AI Can't Learn Which Sub Delivers Under Pressure. But It Can Handle Everything Else.

Madhumitha SD
CEO and Co-Founder of Nivel

Share
Construction runs on knowledge that was never written down. AI can't learn any of it. But that's not actually the problem.
Which sub actually delivers when a project compresses two weeks into five days. Which PM buries problems until they're six-figure change orders. Which handshake relationship is worth more than the lowest number on a bid tab. This knowledge lives in the heads of the people who've been doing the work for twenty years.

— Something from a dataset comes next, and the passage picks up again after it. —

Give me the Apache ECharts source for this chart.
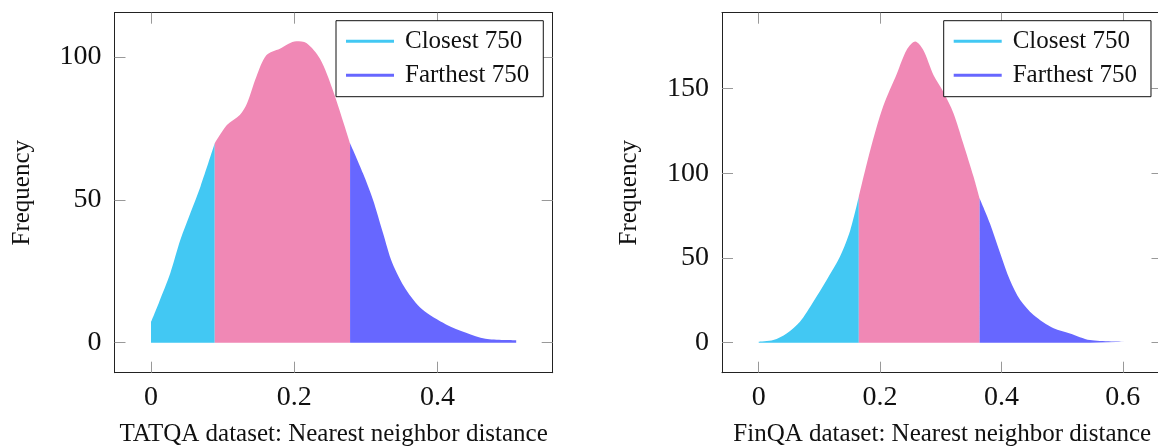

No algorithm is going to learn it. Not because AI isn't impressive, but because that knowledge is built from lived experience, from patterns that never made it into a document, from the three calls you made after a job went sideways and what the other person said when they thought no one was writing it down.
So that's not the problem AI solves in construction.
Here's what is actually killing preconstruction teams right now. Not a shortage of judgment. A shortage of time to use it.
Your best estimator is spending hours transferring numbers from subcontractor PDFs into a spreadsheet. Then more hours going line by line, checking whether sub A's scope matches sub B's, trying to spot the exclusion buried on page seven of an HVAC bid before it becomes a $40,000 surprise in the field. That is not where their brain should be. That is table-stakes data work, and it is consuming the bandwidth of your most experienced people.
This is the misallocation AI actually solves. Not judgment. Throughput.
Reading 250 bid documents in under ten minutes and pulling every scope item, exclusion, and allowance into a normalized leveling sheet. Flagging scope gaps across trades before they become RFIs or change orders. Surfacing the exclusion on page eight that says the HVAC sub isn't responsible for commissioning, which the GC assumed was included. Sourcing every output back to the original document so your team can verify anything in seconds instead of hunting through PDFs.
What it cannot do: tell you that this sub always throws low to win the job and recovers margin through change orders. Tell you that the PM on that team has a reputation for hiding schedule problems. Weigh the value of a ten-year relationship against a 3% gap in the number. That is your judgment, earned over your career.
The two things are not in conflict. They are designed to work together.
The firms that will get the most out of AI in construction are the ones disciplined enough to use it for what it is actually good at, so their best people can spend time on what only they can do.
The competitive edge in preconstruction has always been judgment under pressure, built over years of deals done and deals that went sideways. AI does not change that. It just means you no longer have to spend your judgment on work that should never have required it in the first place.